Record-keeping and saving money is a big part of the training. “Before, I never kept track of which produce I planted, the time that I started, the money that I earned, and money that I lost,” she says.

“Everybody recognizes that disaster is a fact of life for us. It’s very much in our face, and we can’t turn around,” says Sashi Kiran, founder of FRIEND, the Foundation for Rural Integrated Enterprises & Development, a Fijian NGO. “Women have had such a huge burden of making sure the family is together, the children are looked after, their food needs are met. And, when they have to worry about planting and economic needs as well, the pressure is really high.”

Even if they’re able to re-grow their plants, they may not have the ability to sell their produce. To support women in climate-resilient agriculture, FRIEND is building a market for traditional crops — marketed as healthy, organic and local. “It’s a farm-to-table concept,” Kiran says.

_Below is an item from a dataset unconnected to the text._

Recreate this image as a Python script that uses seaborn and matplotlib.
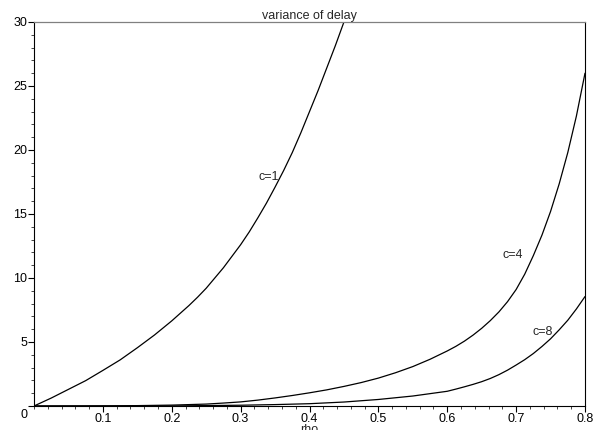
import matplotlib
matplotlib.use("Agg")
import matplotlib.pyplot as plt
import matplotlib.transforms as mtransforms
from matplotlib.ticker import MultipleLocator
import pandas as pd
import seaborn as sns

rho_c1 = [0, 0.025, 0.05, 0.075, 0.1, 0.125, 0.15, 0.175, 0.2, 0.2125, 0.225,
          0.2375, 0.25, 0.2625, 0.275, 0.2875, 0.3, 0.3125, 0.325, 0.3375, 0.35,
          0.3625, 0.375, 0.3875, 0.4, 0.4125, 0.425, 0.4375, 0.45, 0.46]
var_c1 = [0, 0.62, 1.3, 1.98, 2.78, 3.6, 4.55, 5.55, 6.65, 7.25, 7.85,
          8.5, 9.2, 10.0, 10.8, 11.7, 12.6, 13.6, 14.7, 15.85, 17.1,
          18.4, 19.8, 21.35, 23.0, 24.65, 26.4, 28.15, 30.0, 31.6]

rho_c4 = [0, 0.1, 0.15, 0.2, 0.25, 0.275, 0.3, 0.325, 0.35, 0.375, 0.4, 0.425,
          0.45, 0.475, 0.5, 0.525, 0.55, 0.575, 0.6, 0.6125, 0.625, 0.6375,
          0.65, 0.6625, 0.675, 0.6875, 0.7, 0.7125, 0.725, 0.7375, 0.75,
          0.7625, 0.775, 0.7875, 0.8]
var_c4 = [0, 0.01, 0.03, 0.07, 0.15, 0.23, 0.32, 0.46, 0.63, 0.82, 1.03, 1.26,
          1.53, 1.83, 2.18, 2.6, 3.08, 3.65, 4.3, 4.66, 5.07, 5.54,
          6.07, 6.67, 7.35, 8.15, 9.1, 10.3, 11.75, 13.35, 15.2,
          17.35, 19.8, 22.65, 26.0]

rho_c8 = [0, 0.2, 0.3, 0.35, 0.4, 0.45, 0.5, 0.55, 0.6, 0.6125, 0.625, 0.6375,
          0.65, 0.6625, 0.675, 0.6875, 0.7, 0.7125, 0.725, 0.7375, 0.75,
          0.7625, 0.775, 0.7875, 0.8]
var_c8 = [0, 0.005, 0.06, 0.11, 0.18, 0.31, 0.51, 0.78, 1.15, 1.32, 1.5, 1.69,
          1.9, 2.15, 2.45, 2.8, 3.2, 3.62, 4.1, 4.65, 5.25,
          5.95, 6.7, 7.58, 8.55]

x_ticks = [0.1, 0.2, 0.3, 0.4, 0.5, 0.6, 0.7, 0.8]
y_ticks = [0, 5, 10, 15, 20, 25, 30]

sns.set_theme(style="ticks")
plt.rcParams["font.family"] = ["Liberation Sans", "DejaVu Sans"]

fig = plt.figure(figsize=(5.94, 4.30), dpi=100)
ax = fig.add_axes([34 / 594, 1 - 406 / 430, 551 / 594, 384 / 430])

for rho, var in [(rho_c1, var_c1), (rho_c4, var_c4), (rho_c8, var_c8)]:
    df = pd.DataFrame({"rho": rho, "var": var})
    sns.lineplot(data=df, x="rho", y="var", color="black", linewidth=0.9, ax=ax)

ax.set_xlim(0, 0.8)
ax.set_ylim(0, 30)
ax.set_xticks(x_ticks)
ax.set_xticklabels([f"{t:.1f}" for t in x_ticks])
ax.set_yticks(y_ticks)
ax.set_yticklabels([str(t) for t in y_ticks])
ax.xaxis.set_minor_locator(MultipleLocator(0.02))
ax.yaxis.set_minor_locator(MultipleLocator(1))
ax.tick_params(which="major", length=4, width=0.8, pad=1, labelsize=9, colors="black")
ax.tick_params(which="minor", length=2, width=0.6)

# the 0 label sits a bit below its tick
lbl0 = ax.get_yticklabels()[0]
lbl0.set_transform(lbl0.get_transform() + mtransforms.ScaledTranslation(0, -7 / 100, fig.dpi_scale_trans))

for side in ["left", "bottom", "right"]:
    ax.spines[side].set_color("black")
    ax.spines[side].set_linewidth(0.8)
ax.spines["top"].set_color("#808080")
ax.spines["top"].set_linewidth(0.9)

ax.set_title("variance of delay", fontsize=9, pad=2)
ax.set_xlabel("rho", fontsize=9, labelpad=-1)
ax.set_ylabel("")

ax.text(0.355, 17.9, "c=1", ha="right", va="center", fontsize=9)
ax.text(0.710, 11.8, "c=4", ha="right", va="center", fontsize=9)
ax.text(0.754, 5.8, "c=8", ha="right", va="center", fontsize=9)

fig.savefig("out.png", dpi=100)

Bottles of FRIEND Fiji’s chili chutney are ready to hit the shelves. Photo: Sonia Narang.

FRIEND buys produce and poultry directly from farmers they’ve been supporting in disaster recovery efforts. FRIEND even opened a new organic restaurant at their headquarters this fall, and most of the ingredients — including vegetables, fruits, spices, and poultry — are sourced from cyclone-affected farmers.

This traditional Fijian meal of cassava (a white root crop), rourou (green taro leaf), mbamba (taro stem), miti (coconut milk with tomato, onion, cilantro), ota (green fern salad), and grilled eggplant is served at FRIEND Fiji’s new restaurant. Photo: Sonia Narang

“Now they are building back stronger, and they have the money to do that,” says Dr. Jone Hawea, FRIEND’s associate director. “They are getting prepared come the next cyclone season.”

“Women’s Weather Watch was telling us you have to be prepared, stock everything inside your house, do everything you can do to be safe,” remembers Unaisi Bakewa, a mother of seven who sells vegetables at the Tavua market.

“Sometimes, the weather down here is good, and we don’t know a flood is coming because it’s raining up in the hills. Through the Weather Watch, we will know, ‘Hey, there’s a flood coming.’ We have to alert our members what’s going on, so they can be rescued to an evacuation center.”

Sharon Bhagwan Rolls is the founder of FemLink Pacific. Photo: Sonia Narang.

As extreme weather becomes the new norm in Fiji, communication in rural areas is key, especially before disaster strikes. “You would think that for a small Pacific island country, information would be easily flowing, but it’s not,” says FemLink Pacific director Sharon Bhagwan Rolls. FemLink runs FemTalk89FM a radio station that bridges the gap between Fiji’s capital city and rural women.

“This is radio, for, by, and about women,” says local FemLink organizer Fane Lomani. “It travels across Fiji, documenting and giving space to women to talk on the radio.”

FemLink’s Women’s Weather Watch keeps women informed about upcoming storms, rainfall and flooding with real-time weather information from Fiji’s Meteorological Office. The system sends text message alerts to rural women across Fiji. The women then text these weather warnings to all the households in their village.

And women in rural areas text back with local weather conditions to FemLink’s staff, situated in Suva, who can amplify what they are saying. “Rural women are able to report what they’re seeing, so people in the capital city are better aware of the reality on the ground,” Bhagwan Rolls says.

Bakewa joined the network two years ago. “I’m a leader, and leaders have to stand up for their community,” she says. “We really have to alert women what’s going on in our area.”

Sonia Narang reported in Fiji with support from the International Women’s Media Foundation (IWMF).